The biggest one is teams still aren’t great at understanding the problem that their product is solving. A lot of teams still don’t spend the time to go out and actually physically talk to their customers. They don’t spend the time to actually sit down and understand, “Tell me what you are doing with my product every single day. Tell me how you are using it.” And even if they do, they may not use those conversations to generate insights for how they’re going to build a better offering.

But then secondarily, a lot of product managers are really bad at forming hypotheses. People are not good at saying, “Okay, I’ve talked to my user based on what problem they’re trying to solve. I can now come up with a clear reasoning why I’m going to build the features I’m going to build, why I’m going to run the tests I’m going to run.” Instead the idea is more like, “Let me just innovate and do as many things as quickly as possible without really stepping back and thinking about what I’m actually doing, what problem I’m solving.” And this is a mistake. You probably don’t have enough data to have the luxury of going that fast. Only a few companies in the world, like Facebook or Google, do. For most product managers, it actually makes sense to spend more time thinking and more time coming up with the right approach versus using your engineering team and wasting those resources and pushing them to go as fast as possible.

The next few reasons for these problems are also related. Product owners don’t validate the hypotheses with data. Often, they just start running tests or experiments.

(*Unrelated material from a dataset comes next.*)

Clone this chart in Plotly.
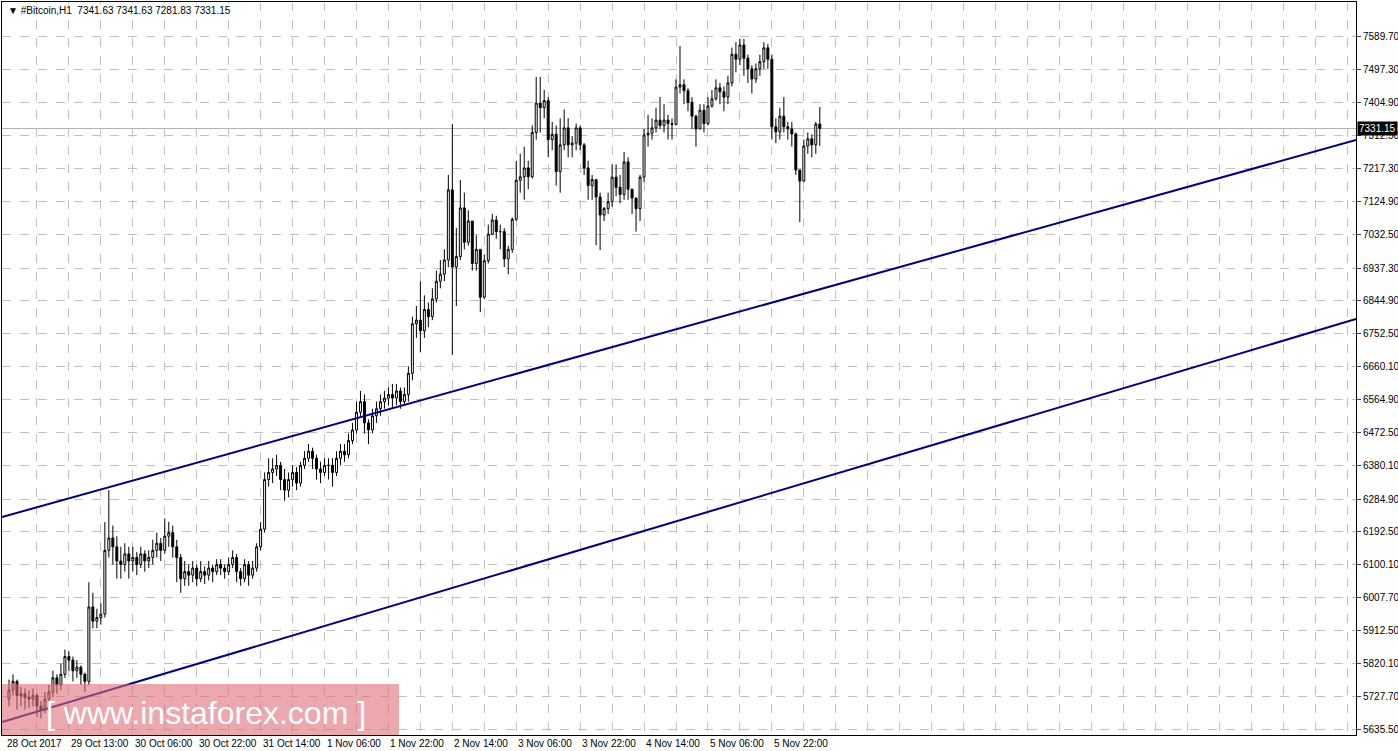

A lot of people think that the only way to validate a hypothesis is by looking at quantitative data and forgetting that you can actually take your screenshots, take your proposed ideas back to a user and see if they work before you actually ever build anything.

One of my career experiences that I talk about a lot is my time at IMVU, which is the company Eric Ries co-founded before he wrote The Lean Startup. The very interesting thing that I think has been muddled about the Lean Startup process is an assumption that you should build an MVP, get it out quickly and get user validation data. But really what Lean Startup really meant for people to do first was to have a clear hypothesis. Then make sure that your users can validate that hypothesis in some way before you ever build anything. And I feel that step really gets missed when companies attempt to do Lean Startup nowadays. It’s something that I really try to instill in product teams I build. It’s all about how can we think critically about what the user is doing, what the data can tell us, and how we can use it to validate what we’re trying to learn.

The second to last problem occurs a lot. Lots of teams go around the Internet, come to conferences and they think, “What are other teams doing to optimize and build the best product and what hacks can I quickly get from that? What are the growth hacks that are out there?” Most of the time those don’t work for you. Your customer is different from everyone else’s customer. And the fact is if you’re just relying on copying one idea or another to get things done, you’re not spending the time to understand who your user is.

And then lastly, and this is really in the optimization realm, people focus only on the data. They don’t actually focus on who the user is and what that data tells them about the customer. Instead, they are only looking at the dials and how they can turn them to drive more optimization for their product.